→ Data lines
+ + + +
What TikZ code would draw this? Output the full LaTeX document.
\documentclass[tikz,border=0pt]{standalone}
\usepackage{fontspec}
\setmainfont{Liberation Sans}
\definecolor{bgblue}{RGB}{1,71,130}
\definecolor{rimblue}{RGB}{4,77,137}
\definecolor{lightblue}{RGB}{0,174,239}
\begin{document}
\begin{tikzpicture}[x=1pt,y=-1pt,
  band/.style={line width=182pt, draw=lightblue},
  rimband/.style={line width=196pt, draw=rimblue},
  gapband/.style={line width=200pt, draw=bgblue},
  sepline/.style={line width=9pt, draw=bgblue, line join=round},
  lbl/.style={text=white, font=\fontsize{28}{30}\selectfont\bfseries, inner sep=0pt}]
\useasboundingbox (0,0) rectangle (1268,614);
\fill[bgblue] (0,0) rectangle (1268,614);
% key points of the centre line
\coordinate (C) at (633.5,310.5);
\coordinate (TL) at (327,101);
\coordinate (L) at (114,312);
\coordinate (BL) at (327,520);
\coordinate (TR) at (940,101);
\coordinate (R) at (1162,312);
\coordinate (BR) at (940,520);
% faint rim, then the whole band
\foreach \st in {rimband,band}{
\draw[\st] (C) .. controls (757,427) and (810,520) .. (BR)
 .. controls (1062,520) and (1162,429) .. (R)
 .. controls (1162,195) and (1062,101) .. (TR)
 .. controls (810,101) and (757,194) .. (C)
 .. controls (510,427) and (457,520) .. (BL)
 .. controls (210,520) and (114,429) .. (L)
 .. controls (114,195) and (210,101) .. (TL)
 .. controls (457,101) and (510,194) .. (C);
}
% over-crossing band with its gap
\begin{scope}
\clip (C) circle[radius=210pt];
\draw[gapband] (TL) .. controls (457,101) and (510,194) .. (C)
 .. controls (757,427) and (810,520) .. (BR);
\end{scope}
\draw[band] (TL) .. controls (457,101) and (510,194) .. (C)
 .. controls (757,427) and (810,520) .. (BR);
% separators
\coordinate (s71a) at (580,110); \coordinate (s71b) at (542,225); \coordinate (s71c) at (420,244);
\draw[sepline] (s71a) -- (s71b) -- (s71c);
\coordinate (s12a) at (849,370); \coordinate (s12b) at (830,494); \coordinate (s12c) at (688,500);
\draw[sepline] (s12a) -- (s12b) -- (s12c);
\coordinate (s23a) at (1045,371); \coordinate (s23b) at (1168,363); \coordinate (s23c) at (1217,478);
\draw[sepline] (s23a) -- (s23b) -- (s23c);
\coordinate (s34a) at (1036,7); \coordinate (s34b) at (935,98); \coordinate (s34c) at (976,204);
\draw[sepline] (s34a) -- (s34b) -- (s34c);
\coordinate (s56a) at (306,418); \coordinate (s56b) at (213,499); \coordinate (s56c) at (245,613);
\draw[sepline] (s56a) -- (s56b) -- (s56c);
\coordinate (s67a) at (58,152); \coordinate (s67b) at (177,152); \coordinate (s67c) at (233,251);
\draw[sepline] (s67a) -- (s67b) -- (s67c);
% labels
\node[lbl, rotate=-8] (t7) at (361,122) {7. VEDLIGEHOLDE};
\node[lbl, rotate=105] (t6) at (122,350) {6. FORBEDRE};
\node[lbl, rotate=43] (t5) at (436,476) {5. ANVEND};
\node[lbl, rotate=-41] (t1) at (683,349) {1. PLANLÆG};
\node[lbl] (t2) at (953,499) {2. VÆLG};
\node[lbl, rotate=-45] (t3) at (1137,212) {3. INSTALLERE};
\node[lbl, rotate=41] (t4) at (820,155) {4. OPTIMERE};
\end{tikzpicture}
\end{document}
+ + + +
→ Written task
Retype the material above, line by line, exactly.

→ The output
What TikZ code would draw this? Output the full LaTeX document.
\documentclass[tikz,border=0pt]{standalone}
\usepackage{fontspec}
\setmainfont{Liberation Sans}
\definecolor{bgblue}{RGB}{1,71,130}
\definecolor{rimblue}{RGB}{4,77,137}
\definecolor{lightblue}{RGB}{0,174,239}
\begin{document}
\begin{tikzpicture}[x=1pt,y=-1pt,
  band/.style={line width=182pt, draw=lightblue},
  rimband/.style={line width=196pt, draw=rimblue},
  gapband/.style={line width=200pt, draw=bgblue},
  sepline/.style={line width=9pt, draw=bgblue, line join=round},
  lbl/.style={text=white, font=\fontsize{28}{30}\selectfont\bfseries, inner sep=0pt}]
\useasboundingbox (0,0) rectangle (1268,614);
\fill[bgblue] (0,0) rectangle (1268,614);
% key points of the centre line
\coordinate (C) at (633.5,310.5);
\coordinate (TL) at (327,101);
\coordinate (L) at (114,312);
\coordinate (BL) at (327,520);
\coordinate (TR) at (940,101);
\coordinate (R) at (1162,312);
\coordinate (BR) at (940,520);
% faint rim, then the whole band
\foreach \st in {rimband,band}{
\draw[\st] (C) .. controls (757,427) and (810,520) .. (BR)
 .. controls (1062,520) and (1162,429) .. (R)
 .. controls (1162,195) and (1062,101) .. (TR)
 .. controls (810,101) and (757,194) .. (C)
 .. controls (510,427) and (457,520) .. (BL)
 .. controls (210,520) and (114,429) .. (L)
 .. controls (114,195) and (210,101) .. (TL)
 .. controls (457,101) and (510,194) .. (C);
}
% over-crossing band with its gap
\begin{scope}
\clip (C) circle[radius=210pt];
\draw[gapband] (TL) .. controls (457,101) and (510,194) .. (C)
 .. controls (757,427) and (810,520) .. (BR);
\end{scope}
\draw[band] (TL) .. controls (457,101) and (510,194) .. (C)
 .. controls (757,427) and (810,520) .. (BR);
% separators
\coordinate (s71a) at (580,110); \coordinate (s71b) at (542,225); \coordinate (s71c) at (420,244);
\draw[sepline] (s71a) -- (s71b) -- (s71c);
\coordinate (s12a) at (849,370); \coordinate (s12b) at (830,494); \coordinate (s12c) at (688,500);
\draw[sepline] (s12a) -- (s12b) -- (s12c);
\coordinate (s23a) at (1045,371); \coordinate (s23b) at (1168,363); \coordinate (s23c) at (1217,478);
\draw[sepline] (s23a) -- (s23b) -- (s23c);
\coordinate (s34a) at (1036,7); \coordinate (s34b) at (935,98); \coordinate (s34c) at (976,204);
\draw[sepline] (s34a) -- (s34b) -- (s34c);
\coordinate (s56a) at (306,418); \coordinate (s56b) at (213,499); \coordinate (s56c) at (245,613);
\draw[sepline] (s56a) -- (s56b) -- (s56c);
\coordinate (s67a) at (58,152); \coordinate (s67b) at (177,152); \coordinate (s67c) at (233,251);
\draw[sepline] (s67a) -- (s67b) -- (s67c);
% labels
\node[lbl, rotate=-8] (t7) at (361,122) {7. VEDLIGEHOLDE};
\node[lbl, rotate=105] (t6) at (122,350) {6. FORBEDRE};
\node[lbl, rotate=43] (t5) at (436,476) {5. ANVEND};
\node[lbl, rotate=-41] (t1) at (683,349) {1. PLANLÆG};
\node[lbl] (t2) at (953,499) {2. VÆLG};
\node[lbl, rotate=-45] (t3) at (1137,212) {3. INSTALLERE};
\node[lbl, rotate=41] (t4) at (820,155) {4. OPTIMERE};
\end{tikzpicture}
\end{document}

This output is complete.